Figuring out how to do appraisal to support both distant reading and close reading would be an excellent project for the archival and digital preservation fields. What questions would we want to answer? We could start with some questions like these:
- How many researchers are actually engaged in distant reading? What fields do they work in? Are their numbers increasing?
- Do they want to apply computational techniques to archival materials, for example Federal records in the National Archives, or in any other environment? Perhaps they are getting their source material somewhere else, bypassing archives.
- To what extent do their research methods rely on having a complete set of the records created rather than a subset of the most permanently valuable records?
- Do current definitions of a record and current recordkeeping regulations support a change to appraisal of entire corpora of records?
- How would we know which corpora of records were most useful to researchers?
- Is the benefit of distant reading worth the cost and risk of retaining more material that could have personal privacy or other protected content?
- Is there a meaningful difference between trying to support computational research and actually just keeping everything? (Perhaps this whole discussion is just the modern version of the old tension between historians who want to save everything and archivists who are trying to put their resources toward the most important materials.)
Staff at the National Archives and other institutions are starting to create opportunities for archivists to discuss questions like these. Josh Sternfeld of NEH, Jordan Steele of Johns Hopkins and Paul Wester and I from NARA will be holding a panel discussion of these issues at the Fall 2014 Mid Atlantic Regional Archives Conference meeting in Baltimore, for example. Paul and I will be also be speaking with Matthew Connelly and others on an American Historical Association panel at the 2015 annual meeting in New York City, “Are We Losing History? Capturing Archival Records for a New ERA of Research.”
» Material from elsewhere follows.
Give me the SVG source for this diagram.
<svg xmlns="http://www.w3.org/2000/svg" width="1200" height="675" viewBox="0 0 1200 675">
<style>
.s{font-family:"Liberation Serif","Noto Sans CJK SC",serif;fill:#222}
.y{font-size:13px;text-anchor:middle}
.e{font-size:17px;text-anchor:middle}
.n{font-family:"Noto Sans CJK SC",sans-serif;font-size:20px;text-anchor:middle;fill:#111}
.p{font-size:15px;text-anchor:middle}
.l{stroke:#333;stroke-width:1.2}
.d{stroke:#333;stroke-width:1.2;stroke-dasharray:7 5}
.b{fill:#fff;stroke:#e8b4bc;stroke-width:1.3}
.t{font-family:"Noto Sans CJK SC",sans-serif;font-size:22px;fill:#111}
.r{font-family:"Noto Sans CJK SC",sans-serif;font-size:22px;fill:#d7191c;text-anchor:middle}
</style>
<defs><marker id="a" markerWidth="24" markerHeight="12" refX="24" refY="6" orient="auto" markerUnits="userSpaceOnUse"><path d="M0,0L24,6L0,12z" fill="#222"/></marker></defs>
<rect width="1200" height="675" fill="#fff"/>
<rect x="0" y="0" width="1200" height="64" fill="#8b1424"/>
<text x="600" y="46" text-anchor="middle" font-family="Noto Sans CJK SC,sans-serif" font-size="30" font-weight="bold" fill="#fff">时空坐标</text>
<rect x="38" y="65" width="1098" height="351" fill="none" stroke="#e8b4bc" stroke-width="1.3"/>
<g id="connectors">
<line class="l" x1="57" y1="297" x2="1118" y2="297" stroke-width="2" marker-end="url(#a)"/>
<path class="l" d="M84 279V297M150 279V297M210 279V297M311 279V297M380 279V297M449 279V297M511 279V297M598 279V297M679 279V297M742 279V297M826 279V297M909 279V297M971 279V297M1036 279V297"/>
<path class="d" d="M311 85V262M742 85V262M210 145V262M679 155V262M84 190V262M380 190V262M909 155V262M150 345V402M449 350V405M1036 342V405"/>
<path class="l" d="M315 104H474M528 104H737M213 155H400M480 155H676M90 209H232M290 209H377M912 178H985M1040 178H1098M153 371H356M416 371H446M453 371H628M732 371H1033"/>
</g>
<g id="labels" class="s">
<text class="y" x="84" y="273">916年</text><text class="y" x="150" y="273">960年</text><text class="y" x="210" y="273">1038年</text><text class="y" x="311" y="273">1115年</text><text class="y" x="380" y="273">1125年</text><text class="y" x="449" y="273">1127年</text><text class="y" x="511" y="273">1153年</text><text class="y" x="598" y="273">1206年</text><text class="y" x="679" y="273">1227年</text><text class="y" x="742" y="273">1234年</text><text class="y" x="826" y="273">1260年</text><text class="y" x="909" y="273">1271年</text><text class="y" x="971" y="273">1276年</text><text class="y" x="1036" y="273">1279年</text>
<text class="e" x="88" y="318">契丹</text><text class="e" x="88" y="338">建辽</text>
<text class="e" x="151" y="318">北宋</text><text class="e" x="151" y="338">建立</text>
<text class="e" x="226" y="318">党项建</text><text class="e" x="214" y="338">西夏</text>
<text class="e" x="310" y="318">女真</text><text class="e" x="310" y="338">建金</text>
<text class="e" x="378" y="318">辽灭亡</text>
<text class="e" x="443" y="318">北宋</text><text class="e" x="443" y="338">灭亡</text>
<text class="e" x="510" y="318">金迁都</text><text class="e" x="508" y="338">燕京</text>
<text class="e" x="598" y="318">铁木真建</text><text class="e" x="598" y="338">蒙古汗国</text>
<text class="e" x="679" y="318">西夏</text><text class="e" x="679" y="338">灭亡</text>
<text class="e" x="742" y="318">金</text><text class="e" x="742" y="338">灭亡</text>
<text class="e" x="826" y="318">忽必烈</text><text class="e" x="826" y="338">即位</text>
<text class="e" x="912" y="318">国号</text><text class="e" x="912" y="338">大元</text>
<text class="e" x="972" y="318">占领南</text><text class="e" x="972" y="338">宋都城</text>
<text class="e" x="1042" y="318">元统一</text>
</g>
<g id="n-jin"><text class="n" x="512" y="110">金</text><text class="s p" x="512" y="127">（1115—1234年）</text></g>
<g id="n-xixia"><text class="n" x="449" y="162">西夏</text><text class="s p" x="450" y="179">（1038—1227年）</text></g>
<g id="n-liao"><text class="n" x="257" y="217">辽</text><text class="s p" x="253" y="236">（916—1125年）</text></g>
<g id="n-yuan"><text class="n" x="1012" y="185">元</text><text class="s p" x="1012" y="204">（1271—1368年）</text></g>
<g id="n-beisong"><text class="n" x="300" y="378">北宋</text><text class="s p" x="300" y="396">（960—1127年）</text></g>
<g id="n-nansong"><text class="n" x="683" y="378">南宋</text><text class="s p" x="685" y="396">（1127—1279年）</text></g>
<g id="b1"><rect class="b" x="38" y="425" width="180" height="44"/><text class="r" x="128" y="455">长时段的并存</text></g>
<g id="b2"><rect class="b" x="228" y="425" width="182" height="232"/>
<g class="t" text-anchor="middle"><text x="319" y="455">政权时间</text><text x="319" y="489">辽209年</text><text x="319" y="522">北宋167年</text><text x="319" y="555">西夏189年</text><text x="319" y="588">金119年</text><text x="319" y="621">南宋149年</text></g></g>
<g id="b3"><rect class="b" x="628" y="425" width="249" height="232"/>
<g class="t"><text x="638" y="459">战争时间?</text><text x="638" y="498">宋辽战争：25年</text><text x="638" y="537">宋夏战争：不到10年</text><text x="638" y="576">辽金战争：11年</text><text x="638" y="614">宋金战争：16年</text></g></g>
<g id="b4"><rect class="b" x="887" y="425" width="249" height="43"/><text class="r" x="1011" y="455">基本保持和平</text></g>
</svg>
However, we need to create even more opportunities for archivists to explore these issues with digital humanists. A forum that pulled together digital researchers, archivists, librarians and technologists could be a great opportunity for us all to learn from each other. Such an event could also spread the word about the exciting new things that can be done with digital primary sources and the rich collections of digital resources that are now available in archives and libraries.
Of course, we can also blog about the issues and hope that the community leaps into the fray!
In that spirit, do you think archival appraisal needs to change, and if so, how?